Reyna’s preoccupation is Boyd, a three-month resident of Riker’s, who had gotten caught selling five ounces of marijuana. We learn a lot about what Reyna thinks about life: “I loved Boyd but I wouldn’t have said I loved him more than the others I’d been with,” she says. “Fortunately no one asked. Not even Boyd.”
Interestingly, the role played by love in human decision-making is revisited in subsequent stories. And Reyna returns to the theme near the book’s close. “Too much was asked of love,” she tells the reader.
Unfortunately for Reyna and Boyd’s relationship — and it’s especially unfortunate for little Oliver, for whom Boyd has turned into a real buddy — things take a turn for the worse when a cigarette smuggling enterprise goes horribly awry. Boyd lays some of the blame at Reyna’s door, since her cooperation might have made the difference in the plot’s success. Reyna is white and Boyd and his cohort are black. (This is the only place in the story where race is referenced aside from the fact that Reyna lives in Harlem.)
Part I of the novel is devoted to Reyna, Boyd and Kiki. Part II takes us to other stories and other characters whose lives are linked to the plot to smuggle cigarettes across state lines and Kiki’s life in Turkey, where she comes into contact with smugglers of antiquities. With the stories we move back and forth geographically and historically. The characters are varied: a black home health care worker in love with one of the smugglers, a truck driver involved in an accident with them, three Germans, overnight guests of Kiki’s.
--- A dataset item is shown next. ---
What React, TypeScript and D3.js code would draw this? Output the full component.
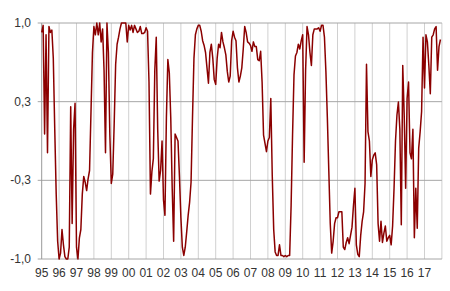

Curiously, the issue of provenance — of the carpet, of a cunieform tablet — and the question of stolen goods becomes somehow central to the linked stories. Does anything really belong to any of us? Part III of Improvement returns us to Reyna and her story. And also, maybe, with the possibility of bringing action into alignment with intention.
Improvement reminded me of How It All Began, by Penelope Lively, which plays with the idea of how the ripple effect of a dramatic event — a mugging — can change people’s lives. Charming though it is, Lively’s book is over once you reach the last page. Silber’s stays with you. I was ready to open Improvement back up to Page One and start it again.